Global Postioning System


© Don De Beyer

I found a humorous article the other day on one Internet news service, which had to do with GPS and surprisingly enough farming. Now I say the article was humorous because for some reason (which I still can't figure out completely) some people think of farmers (and I think agriculture in general) as an occupation of those unable to get better jobs. The article was slanted towards those who know nothing about agriculture and how if more of these backward farmers would embrace technology they could feed more people. Alas, I have diverted from the subject and lets get back to the role GPS will play in the future of agriculture.

The use of GPS is the latest incarnation of a gradual and deliberate progression on the part of farmers to become more productive.

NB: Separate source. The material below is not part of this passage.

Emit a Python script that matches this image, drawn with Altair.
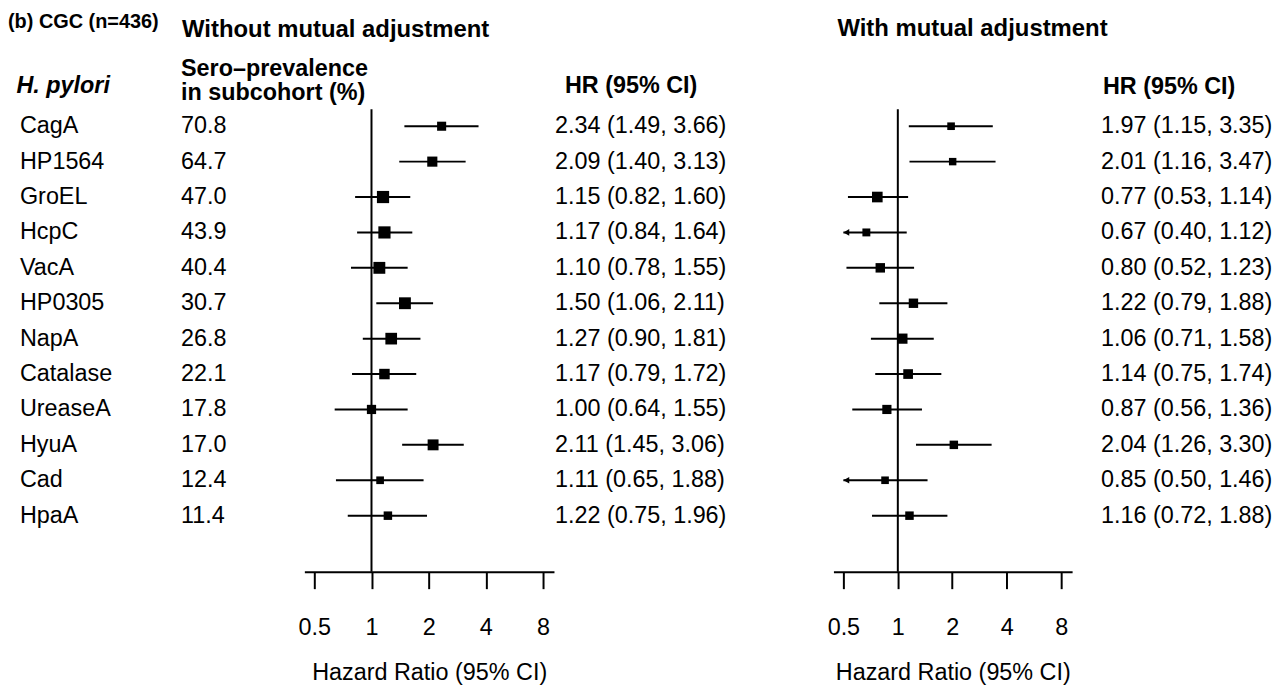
import altair as alt
import pandas as pd

FONT = "Liberation Sans"
FS = 23.5

# ---- data ----
antigens = ["CagA", "HP1564", "GroEL", "HcpC", "VacA", "HP0305", "NapA",
            "Catalase", "UreaseA", "HyuA", "Cad", "HpaA"]
sero = [70.8, 64.7, 47.0, 43.9, 40.4, 30.7, 26.8, 22.1, 17.8, 17.0, 12.4, 11.4]

hr_crude = [2.34, 2.09, 1.15, 1.17, 1.10, 1.50, 1.27, 1.17, 1.00, 2.11, 1.11, 1.22]
lo_crude = [1.49, 1.40, 0.82, 0.84, 0.78, 1.06, 0.90, 0.79, 0.64, 1.45, 0.65, 0.75]
hi_crude = [3.66, 3.13, 1.60, 1.64, 1.55, 2.11, 1.81, 1.72, 1.55, 3.06, 1.88, 1.96]

hr_adj = [1.97, 2.01, 0.77, 0.67, 0.80, 1.22, 1.06, 1.14, 0.87, 2.04, 0.85, 1.16]
lo_adj = [1.15, 1.16, 0.53, 0.40, 0.52, 0.79, 0.71, 0.75, 0.56, 1.26, 0.50, 0.72]
hi_adj = [3.35, 3.47, 1.14, 1.12, 1.23, 1.88, 1.58, 1.74, 1.36, 3.30, 1.46, 1.88]

tick_values = [0.5, 1, 2, 4, 8]
clip_low = 0.5


def make_df(hr, lo, hi):
    return pd.DataFrame({
        "antigen": antigens,
        "row": list(range(len(antigens))),
        "sero": [f"{v:.1f}" for v in sero],
        "hr": hr, "lo": lo, "hi": hi,
        "label": [f"{h:.2f} ({l:.2f}, {u:.2f})" for h, l, u in zip(hr, lo, hi)],
    })


df_left = make_df(hr_crude, lo_crude, hi_crude)
df_right = make_df(hr_adj, lo_adj, hi_adj)

# ---- layout ----
H = 565
Y_TOP, Y_BOT = -3.2865, 12.5843
RULE_TOP = -0.4775
yscale = alt.Scale(domain=[Y_TOP, Y_BOT], reverse=True, nice=False, zero=False)
Y = alt.Y("row:Q", scale=yscale, axis=None)
one = pd.DataFrame({"k": [0]})


def label(text, x, y, size=FS, weight="normal", style="normal"):
    return alt.Chart(one).mark_text(
        text=text, font=FONT, fontSize=size, fontWeight=weight, fontStyle=style,
        align="left", baseline="alphabetic", color="black"
    ).encode(x=alt.value(x), y=alt.value(y))


def column(df, field, x):
    return alt.Chart(df).mark_text(
        align="left", baseline="alphabetic", dy=7, font=FONT, fontSize=FS, color="black"
    ).encode(x=alt.value(x), y=Y, text=f"{field}:N")


def forest(df, domain, width):
    xs = alt.Scale(type="log", base=2, domain=domain, nice=False)
    xaxis = alt.Axis(
        values=tick_values, format="~g", title="Hazard Ratio (95% CI)", grid=False,
        domainColor="black", domainWidth=2, tickColor="black", tickWidth=2, tickSize=17,
        labelFont=FONT, labelFontSize=FS, labelColor="black", labelPadding=27,
        labelFlush=False, titleFont=FONT, titleFontSize=FS, titleFontWeight="normal",
        titleColor="black", titleY=108, titleBaseline="alphabetic",
    )
    refdf = pd.DataFrame({"x": [1.0], "y0": [RULE_TOP], "y1": [Y_BOT]})
    ref = alt.Chart(refdf).mark_rule(color="black", strokeWidth=2).encode(
        x=alt.X("x:Q", scale=xs, axis=xaxis),
        y=alt.Y("y0:Q", scale=yscale, axis=None), y2="y1:Q")
    base = alt.Chart(df).transform_calculate(
        lo_c=f"max(datum.lo, {clip_low})",
        sz="pow(8.2 / log(datum.hi / datum.lo), 2)")
    ci = base.mark_rule(color="black", strokeWidth=2).encode(
        x=alt.X("lo_c:Q", scale=xs), x2="hi:Q", y=Y)
    box = base.mark_square(filled=True, opacity=1, color="black", strokeWidth=0).encode(
        x=alt.X("hr:Q", scale=xs), y=Y, size=alt.Size("sz:Q", scale=None))
    arr = base.transform_filter(f"datum.lo <= {clip_low}").mark_point(
        shape="triangle-left", filled=True, opacity=1, color="black", size=45, xOffset=3
    ).encode(x=alt.X("lo_c:Q", scale=xs), y=Y)
    return alt.layer(ref, ci, box, arr).properties(width=width, height=H)


pA = alt.layer(
    label("(b)  CGC (n=436)", 0, 18, size=20, weight="bold"),
    label("Without mutual adjustment", 175, 27, size=24, weight="bold"),
    label("H. pylori", 8.5, 84, weight="bold", style="italic"),
    label("Sero\u2013prevalence", 174, 66, weight="bold"),
    label("in subcohort (%)", 174, 91, weight="bold"),
    column(df_left, "antigen", 12),
    column(df_left, "sero", 174),
).properties(width=298, height=H)

pB = forest(df_left, [0.4432, 9.134], 251)

pC = alt.layer(
    label("HR (95% CI)", 11, 84, weight="bold"),
    column(df_left, "label", 1),
).properties(width=281, height=H)

pD = alt.layer(
    forest(df_right, [0.44055, 9.196], 240),
    label("With mutual adjustment", 4, 26, size=24, weight="bold"),
).properties(width=240, height=H)

pE = alt.layer(
    label("HR (95% CI)", 31, 85, weight="bold"),
    column(df_right, "label", 29),
).properties(width=195, height=H)

chart = alt.hconcat(pA, pB, pC, pD, pE, spacing=0, bounds="flush").properties(
    padding=0
).configure_view(strokeWidth=0)

chart.save("out.html", embed_options={"renderer": "svg", "actions": False})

Many many generations ago, a farm would select the area they wanted to plant, fertilize and till it by hand then harvest the crop grown when it was ready. This was not overly efficient and very labour intensive. Overtime we began to incorporate livestock into our field preparation and the power source and more recently mechanical help. Jump forward to 2003 and the ability to physically prepare a field for planting and harvesting the grown crop is no longer the limiting factor it once was. Instead, we are now faced with the bigger problem of producing more yields per unit area we harvest. In other words, how can we grow more on every shrinking farmland?

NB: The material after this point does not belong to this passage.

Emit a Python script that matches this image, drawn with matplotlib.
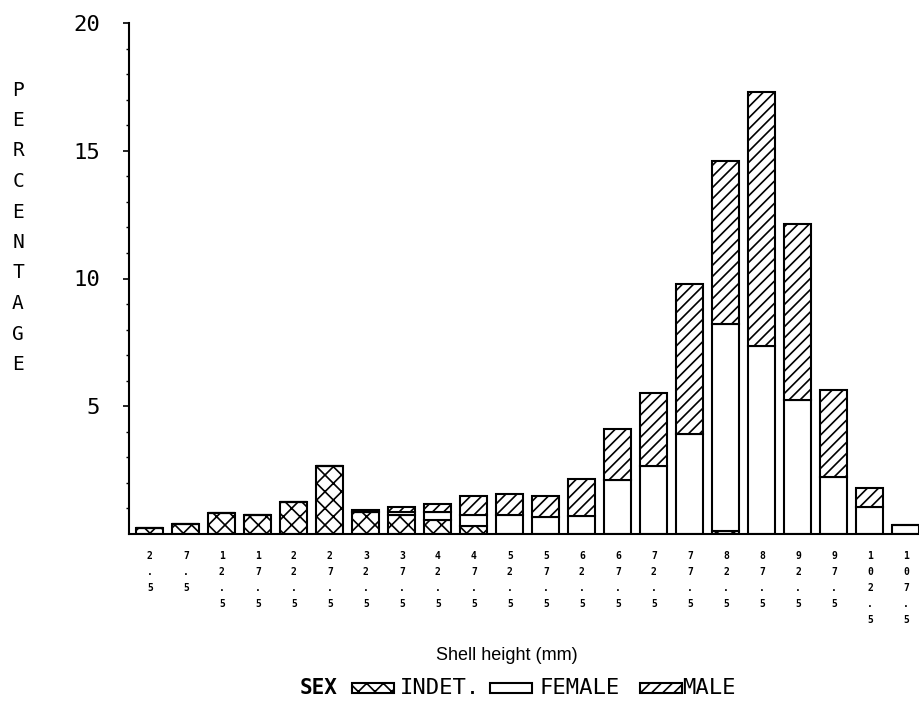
"""Shell height frequency by sex, stacked bars (indet / female / male)."""
import matplotlib
matplotlib.use('Agg')
import matplotlib.pyplot as plt
from matplotlib.patches import Rectangle
import numpy as np

# Shell height class midpoints (mm)
heights = ['2.5', '7.5', '12.5', '17.5', '22.5', '27.5', '32.5', '37.5', '42.5',
           '47.5', '52.5', '57.5', '62.5', '67.5', '72.5', '77.5', '82.5', '87.5',
           '92.5', '97.5', '102.5', '107.5']

# Percentages
indet = [0.22, 0.39, 0.81, 0.73, 1.27, 2.68, 0.88, 0.75, 0.55, 0.31, 0.0,
         0.0, 0.0, 0.0, 0.0, 0.0, 0.1, 0.0, 0.0, 0.0, 0.0, 0.0]
female = [0.0, 0.0, 0.0, 0.0, 0.0, 0.0, 0.0, 0.12, 0.31, 0.43, 0.75,
          0.68, 0.72, 2.1, 2.65, 3.9, 8.1, 7.35, 5.25, 2.25, 1.05, 0.35]
male = [0.0, 0.0, 0.0, 0.0, 0.0, 0.0, 0.06, 0.18, 0.33, 0.74, 0.8,
        0.8, 1.45, 2.0, 2.85, 5.9, 6.4, 9.95, 6.9, 3.4, 0.75, 0.0]

plt.rcParams['hatch.linewidth'] = 1.2
plot_font = 'DejaVu Sans Mono'

W, H = 920, 711
fig = plt.figure(figsize=(W / 100, H / 100), dpi=100)
ax = fig.add_axes([129 / W, 177 / H, 791 / W, 511 / H])

x = np.arange(len(heights))
indet = np.array(indet)
female = np.array(female)
male = np.array(male)
width = 0.75
bar_kw = dict(width=width, edgecolor='black', linewidth=1.5)

ax.bar(x, indet, color='white', hatch='xx', **bar_kw)
ax.bar(x, female, bottom=indet, color='white', **bar_kw)
ax.bar(x, male, bottom=indet + female, color='white', hatch='///', **bar_kw)

ax.set_xlim(-0.58, 21.39)
ax.set_ylim(0, 20)

for side in ['top', 'right']:
    ax.spines[side].set_visible(False)
ax.spines['left'].set_linewidth(1.5)
ax.spines['bottom'].set_linewidth(1.5)

ax.set_yticks([5, 10, 15, 20])
ax.set_yticklabels(['5', '10', '15', '20'], fontsize=16, family=plot_font)
ax.set_yticks(np.arange(1, 20), minor=True)
ax.tick_params(axis='y', which='major', length=4, width=1.2, pad=17)
ax.tick_params(axis='y', which='minor', length=2, width=1.0)

ax.set_xticks(x)
ax.set_xticklabels(['\n'.join(list(h)) for h in heights], fontsize=7,
                   fontweight='bold', family=plot_font, linespacing=1.75, va='top')
ax.tick_params(axis='x', length=0, pad=12)

# vertical stacked y label
ylab = 'PERCENTAGE'
for i, ch in enumerate(ylab):
    fig.text(18 / W, 1 - (90 + i * 30.5) / H, ch, fontsize=14, family=plot_font,
             ha='center', va='center')

fig.text(507 / W, 1 - 655 / H, 'Shell height (mm)', fontsize=13,
         family='Liberation Sans', ha='center', va='center')

# legend row
ly = 1 - 688 / H
fig.text(300 / W, ly, 'SEX', fontsize=15, family=plot_font, fontweight='bold',
         ha='left', va='center')
legend_items = [
    (352, 'xx', 'INDET.', 400),
    (490, '', 'FEMALE', 540),
    (640, '///', 'MALE', 682),
]
for px, hatch, label, tx in legend_items:
    fig.add_artist(Rectangle((px / W, 1 - 693 / H), 42 / W, 10 / H,
                             transform=fig.transFigure, facecolor='white',
                             edgecolor='black', linewidth=1.5, hatch=hatch))
    fig.text(tx / W, ly, label, fontsize=16, family=plot_font,
             ha='left', va='center')

plt.savefig('out.png', dpi=100)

The use of GPS systems is one tool that modern farmers have to utilize their land more efficiently. Most commonly associated with the military, GPS's ability to accurately tell you where you are anywhere in the world can also provide the modern farmer with equally valuable information. On the battlefield, GPS eliminates the need for landmarks and transforms the world into essentially an imaginary grid. Simply put, if you are standing at point a which is at such and such coordinates and you want to reach point b. The GPS device will enable you to determine that if you walk for 6 miles in direction c you will reach your goal. For the soldier, GPS allows them to know where they are, where their friends are and where they are going. This allows thousands of soldiers to move around a desert for example effectively.

Most farmers have no idea where they are in any given field. Farmers deal with acres or hectares and in many cases hundreds of acres at once. They simple have no easy way to measure their position within a field. GPS is one way too fairly accurate determine where you are. Why is this important to the modern farmer?